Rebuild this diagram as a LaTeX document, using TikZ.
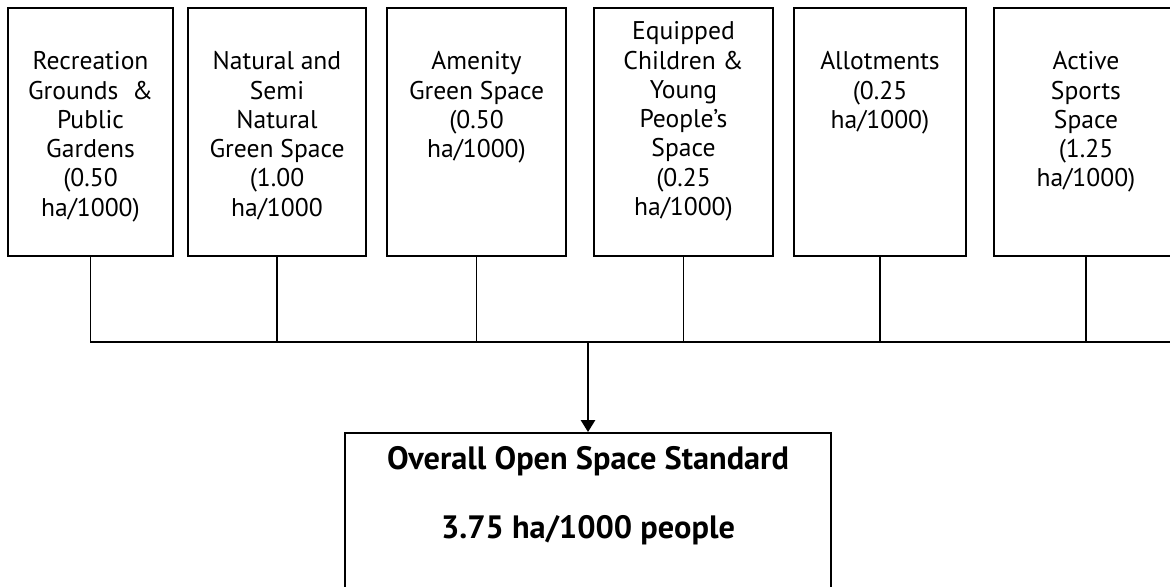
\documentclass[tikz,border=0pt]{standalone}
\usepackage{fontspec}
\setmainfont{PT Sans}
\usetikzlibrary{arrows.meta,positioning}

\begin{document}
\begin{tikzpicture}[>={Triangle[width=0.36cm,length=0.3cm]},
    cat/.style={draw,line width=1.2pt,anchor=north,minimum height=6.2cm,inner sep=0pt},
    cattxt/.style={align=center,inner sep=0pt,font=\fontsize{18.2}{20.8}\selectfont},
    total/.style={draw,line width=1.2pt,anchor=north,minimum width=12.15cm,minimum height=5cm,inner sep=0pt},
    totaltxt/.style={align=center,inner sep=0pt,font=\fontsize{23}{27}\selectfont\bfseries},
    link/.style={line width=1.2pt}]
  \useasboundingbox (0,0) rectangle (29.25,-14.675);
  \clip (0,0) rectangle (29.25,-14.675);
  \node[cat,minimum width=4.125cm] (rec) at (2.2625,-0.175) {};
  \node[cat,minimum width=4.45cm] (nat) at (6.925,-0.175) {};
  \node[cat,minimum width=4.475cm] (amen) at (11.9125,-0.175) {};
  \node[cat,minimum width=4.475cm] (play) at (17.0875,-0.175) {};
  \node[cat,minimum width=4.3cm] (allot) at (22.0,-0.175) {};
  \node[cat,minimum width=4.6cm] (sport) at (27.15,-0.175) {};
  \node[cattxt,below=1.11cm of rec.north] (rectxt) {Recreation\\Grounds\ \ \&\\Public\\Gardens\\(0.50\\ha/1000)};
  \node[cattxt,below=1.11cm of nat.north] (nattxt) {Natural and\\Semi\\Natural\\Green Space\\(1.00\\ha/1000};
  \node[cattxt,below=1.11cm of amen.north] (amentxt) {Amenity\\Green Space\\(0.50\\ha/1000)};
  \node[cattxt,below=0.36cm of play.north] (playtxt) {Equipped\\Children \&\\Young\\People’s\\Space\\(0.25\\ha/1000)};
  \node[cattxt,below=1.11cm of allot.north] (allottxt) {Allotments\\(0.25\\ha/1000)};
  \node[cattxt,below=1.11cm of sport.north] (sporttxt) {Active\\Sports\\Space\\(1.25\\ha/1000)};
  \node[total] (std) at (14.7,-10.8) {};
  \node[totaltxt,below=0.365cm of std.north] (stdtxt) {Overall Open Space Standard\\[21.4pt]3.75 ha/1000 people};
  % joining bar
  \coordinate (bus) at (29.5,-8.55);
  \draw[link] (rec.south) |- (bus);
  \foreach \n in {nat,amen,play,allot,sport} \draw[link] (\n.south) -- (\n.south |- bus);
  \draw[link,->] (std.north |- bus) -- (std.north);
\end{tikzpicture}
\end{document}
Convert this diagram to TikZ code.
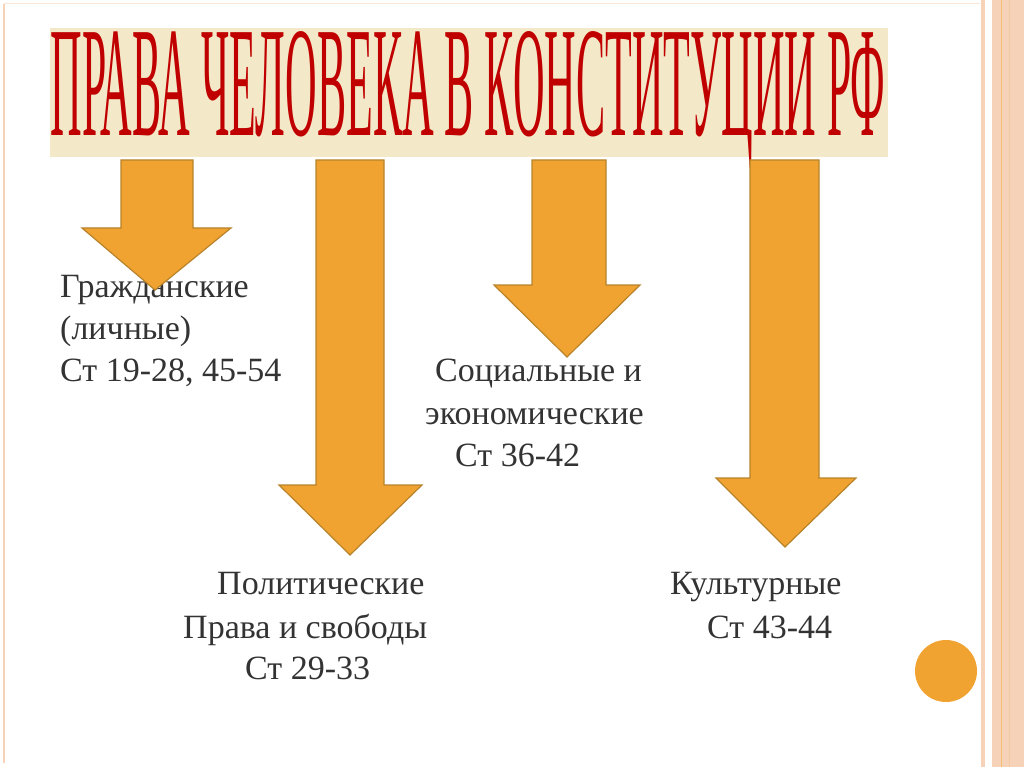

# [Exercise requirements]
Reproduce each line word for word and drop the pictures.

# [Solved problem]
Rebuild this diagram as a LaTeX document, using TikZ.
\documentclass[tikz,border=0pt]{standalone}
\usepackage{fontspec}
\setmainfont{PT Sans}
\usetikzlibrary{arrows.meta,positioning}

\begin{document}
\begin{tikzpicture}[>={Triangle[width=0.36cm,length=0.3cm]},
    cat/.style={draw,line width=1.2pt,anchor=north,minimum height=6.2cm,inner sep=0pt},
    cattxt/.style={align=center,inner sep=0pt,font=\fontsize{18.2}{20.8}\selectfont},
    total/.style={draw,line width=1.2pt,anchor=north,minimum width=12.15cm,minimum height=5cm,inner sep=0pt},
    totaltxt/.style={align=center,inner sep=0pt,font=\fontsize{23}{27}\selectfont\bfseries},
    link/.style={line width=1.2pt}]
  \useasboundingbox (0,0) rectangle (29.25,-14.675);
  \clip (0,0) rectangle (29.25,-14.675);
  \node[cat,minimum width=4.125cm] (rec) at (2.2625,-0.175) {};
  \node[cat,minimum width=4.45cm] (nat) at (6.925,-0.175) {};
  \node[cat,minimum width=4.475cm] (amen) at (11.9125,-0.175) {};
  \node[cat,minimum width=4.475cm] (play) at (17.0875,-0.175) {};
  \node[cat,minimum width=4.3cm] (allot) at (22.0,-0.175) {};
  \node[cat,minimum width=4.6cm] (sport) at (27.15,-0.175) {};
  \node[cattxt,below=1.11cm of rec.north] (rectxt) {Recreation\\Grounds\ \ \&\\Public\\Gardens\\(0.50\\ha/1000)};
  \node[cattxt,below=1.11cm of nat.north] (nattxt) {Natural and\\Semi\\Natural\\Green Space\\(1.00\\ha/1000};
  \node[cattxt,below=1.11cm of amen.north] (amentxt) {Amenity\\Green Space\\(0.50\\ha/1000)};
  \node[cattxt,below=0.36cm of play.north] (playtxt) {Equipped\\Children \&\\Young\\People’s\\Space\\(0.25\\ha/1000)};
  \node[cattxt,below=1.11cm of allot.north] (allottxt) {Allotments\\(0.25\\ha/1000)};
  \node[cattxt,below=1.11cm of sport.north] (sporttxt) {Active\\Sports\\Space\\(1.25\\ha/1000)};
  \node[total] (std) at (14.7,-10.8) {};
  \node[totaltxt,below=0.365cm of std.north] (stdtxt) {Overall Open Space Standard\\[21.4pt]3.75 ha/1000 people};
  % joining bar
  \coordinate (bus) at (29.5,-8.55);
  \draw[link] (rec.south) |- (bus);
  \foreach \n in {nat,amen,play,allot,sport} \draw[link] (\n.south) -- (\n.south |- bus);
  \draw[link,->] (std.north |- bus) -- (std.north);
\end{tikzpicture}
\end{document}
Convert this diagram to TikZ code.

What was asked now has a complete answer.